§ **Information shown**:
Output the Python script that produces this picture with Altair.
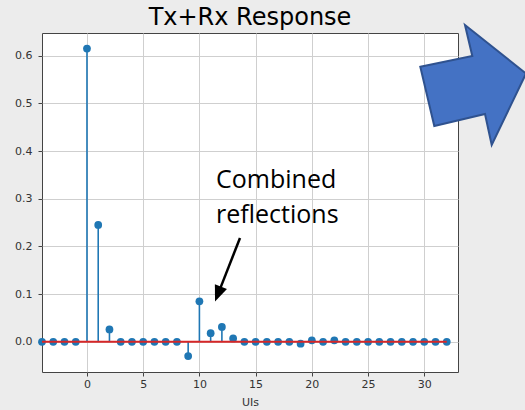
import altair as alt
import pandas as pd

# Combined transmitter + receiver pulse response, one sample per UI
uis = list(range(-4, 33))
response = [
    0.0, 0.0, 0.0, 0.0,
    0.615, 0.245, 0.026, 0.0, 0.0, 0.0, 0.0, 0.0, 0.0,
    -0.030, 0.085, 0.018, 0.031, 0.007,
    0.0, 0.0, 0.0, 0.0, 0.0,
    -0.004, 0.003, 0.0, 0.003,
    0.0, 0.0, 0.0, 0.0, 0.0, 0.0, 0.0, 0.0, 0.0, 0.0,
]
x_ticks = [0, 5, 10, 15, 20, 25, 30]
y_ticks = [0.0, 0.1, 0.2, 0.3, 0.4, 0.5, 0.6]

title_text = "Tx+Rx Response"
x_title = "UIs"
note_text = "Combined\nreflections"

STEM = "#1f77b4"
BASE = "#d62728"

df = pd.DataFrame({"ui": uis, "value": response, "zero": [0.0] * len(uis)})
baseline_df = pd.DataFrame({"start": [uis[0]], "end": [uis[-1]], "level": [0.0]})

x_scale = alt.Scale(domain=[-4, 33], nice=False, zero=False)
y_scale = alt.Scale(domain=[-0.0634, 0.6477], nice=False, zero=False)

x_axis = alt.Axis(values=x_ticks, title=x_title, titleFontSize=11,
                  titleFontWeight="normal", titleColor="#333",
                  titleFont="DejaVu Sans", titlePadding=7,
                  labelPadding=2, format="d")
y_axis = alt.Axis(values=y_ticks, title=None, format=".1f", labelPadding=6)

X = alt.X("ui:Q", scale=x_scale, axis=x_axis)
Y = alt.Y("value:Q", scale=y_scale, axis=y_axis)

base = alt.Chart(df)

stems = base.mark_rule(color=STEM, strokeWidth=1.6).encode(
    x=X, y=Y, y2=alt.Y2("zero:Q"))

markers = base.mark_circle(size=60, color=STEM, opacity=1).encode(x=X, y=Y)

baseline = alt.Chart(baseline_df).mark_rule(color=BASE, strokeWidth=2).encode(
    x=alt.X("start:Q", scale=x_scale, axis=x_axis),
    x2="end:Q",
    y=alt.Y("level:Q", scale=y_scale, axis=y_axis),
)

# Annotation pointing at the reflection cluster around UI 10-13
note_df = pd.DataFrame({"x": [11.48], "y": [0.3219], "label": [note_text]})
note = alt.Chart(note_df).mark_text(
    align="left", baseline="alphabetic", font="Open Sans", fontSize=25,
    lineBreak="\n", lineHeight=35, color="black",
).encode(x=alt.X("x:Q", scale=x_scale), y=alt.Y("y:Q", scale=y_scale),
         text="label:N")

shaft_df = pd.DataFrame({"x": [13.61], "y": [0.2177], "x2": [11.88], "y2": [0.1136]})
shaft = alt.Chart(shaft_df).mark_rule(color="black", strokeWidth=2.5).encode(
    x=alt.X("x:Q", scale=x_scale), y=alt.Y("y:Q", scale=y_scale),
    x2="x2:Q", y2="y2:Q")

head_df = pd.DataFrame({"x": [11.39], "y": [0.0845]})
head = alt.Chart(head_df).mark_point(
    shape="M0,0L-6.5,-16L6.5,-16Z", size=4, angle=21.6,
    filled=True, color="black", opacity=1,
).encode(x=alt.X("x:Q", scale=x_scale), y=alt.Y("y:Q", scale=y_scale))

title_df = pd.DataFrame({"t": [title_text]})
title = alt.Chart(title_df).mark_text(
    font="DejaVu Sans", fontSize=24, align="center", baseline="alphabetic",
    color="black",
).encode(x=alt.value(208), y=alt.value(-8), text="t:N")

# Block arrow decoration on the right edge
arrow_df = pd.DataFrame({"k": [0]})
block_arrow = alt.Chart(arrow_df).mark_point(
    shape="M-49.7,-18.3L2.3,-29L-5,-60L56,-11.5L21.7,60L15,29L-35.7,41Z",
    size=4, filled=True, fill="#4472c4", stroke="#2f528f", strokeWidth=2,
    opacity=1, fillOpacity=1,
).encode(x=alt.value(428), y=alt.value(52))

chart = alt.layer(
    stems, markers, baseline, shaft, head, note, title, block_arrow
).properties(
    width=416, height=339,
    autosize=alt.AutoSizeParams(type="none"),
    padding={"left": 42, "top": 33, "right": 67, "bottom": 38},
    background="#ececec",
).configure_view(
    fill="white", stroke="#444", strokeWidth=1,
).configure_axis(
    grid=True, gridColor="#cfcfcf", gridWidth=1,
    domain=False, tickColor="#444", tickSize=4,
    labelFont="DejaVu Sans", labelFontSize=11, labelColor="#333",
)

chart.save("out.html", embed_options={"renderer": "svg", "actions": False})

§ **Task description**: Give again exactly the lines running from the beginning of the material above through the line that contains "import pandas as pd", and leave out every picture.

§ **Complete answer**:
Output the Python script that produces this picture with Altair.
import altair as alt
import pandas as pd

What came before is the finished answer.